Side Quest 4: Opencode and vLLM
I did not know what it would take to get Opencode and vLLM to play nice with each other. I will keep this brief for you, but this did take a couple of hours trying to figure out what the hell I was doing. The key things needed were the following settings in vllm and the opencode config.

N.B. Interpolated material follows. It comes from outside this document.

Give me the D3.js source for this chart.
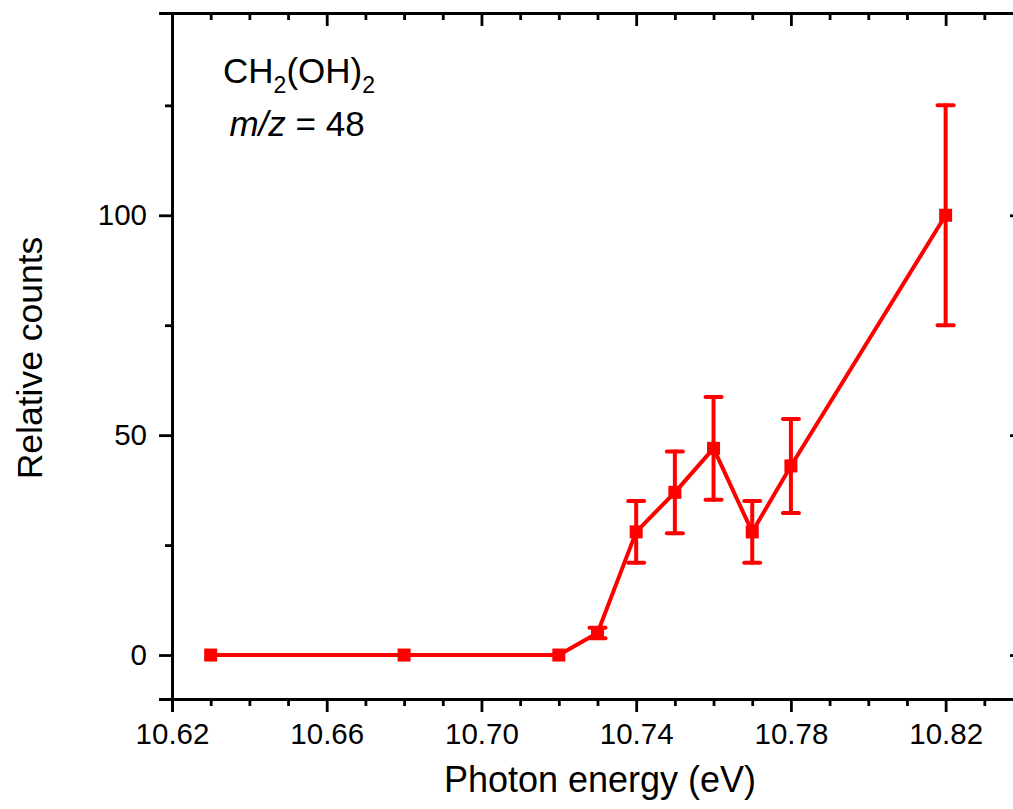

--tool-call-parser mistral--tokenizer_mode mistral--enable-auto-tool-choice--chat-template-content-format string
Full command used:
export MODEL_PATH='mistralai/Devstral-Small-2-24B-Instruct-2512'
vllm serve $MODEL_PATH \
--host 0.0.0.0 \
--port 8000 \
--max-model-len 150000 \
--tensor-parallel-size 2 \
--gpu-memory-utilization 0.90 \
--max-num-seqs 1 \
--dtype auto \
--tool-call-parser mistral \
--enable-auto-tool-choice \
--chat-template-content-format string \
--tokenizer_mode mistral \
--trust-remote-code \
--skip-mm-profiling \
--limit-mm-per-prompt '{"image": 2}'
rocm/vllm-dev:rocm7.2_navi_ubuntu24.04_py3.12_pytorch_2.9_vllm_0.14.0rc0
Full Opencode json config:
"$schema": "https://opencode.ai/config.json",
"tools": {
"bash": true,
"edit": true,
"write": true,
"read": true,
"grep": true,
"glob": true,
"list": true,
"lsp": true,
"patch": true,
"skill": true,
"todowrite": true,
"todoread": true,
"webfetch": true
},
"provider": {
"warpspace-vllm": {
"npm": "@ai-sdk/openai-compatible",
"name": "vLLM (Warpspace)",
"options": {
"baseURL": "http://10.0.1.141:8000/v1",
"apiKey": "shouldnotmatteri",
"supportsStreaming": false,
},
"models": {
"mistralai/Devstral-Small-2-24B-Instruct-2512": {
"name": "mistralai/Devstral-Small-2-24B-Instruct-2512",
"capabilities": {
"tools": true
}
}
}
}
}
}
Let’s Put a Bow on This Llama
Thank you for sticking it out until the end. I stand by my statement that choosing AMD is choosing hard mode for AI. If you want something that "just works" and you have the money, just buy Nvidia or a Mac M4 Studio. For me though, this friction is what's necessary for me to learn. I'm not an expert when it comes to AI, even though I pretend to be when at work most days, but these past few weeks have demystified gen-ai for me. If you have any questions you either already know me, or you can @androiddrew on the AMD Developer Community Discord.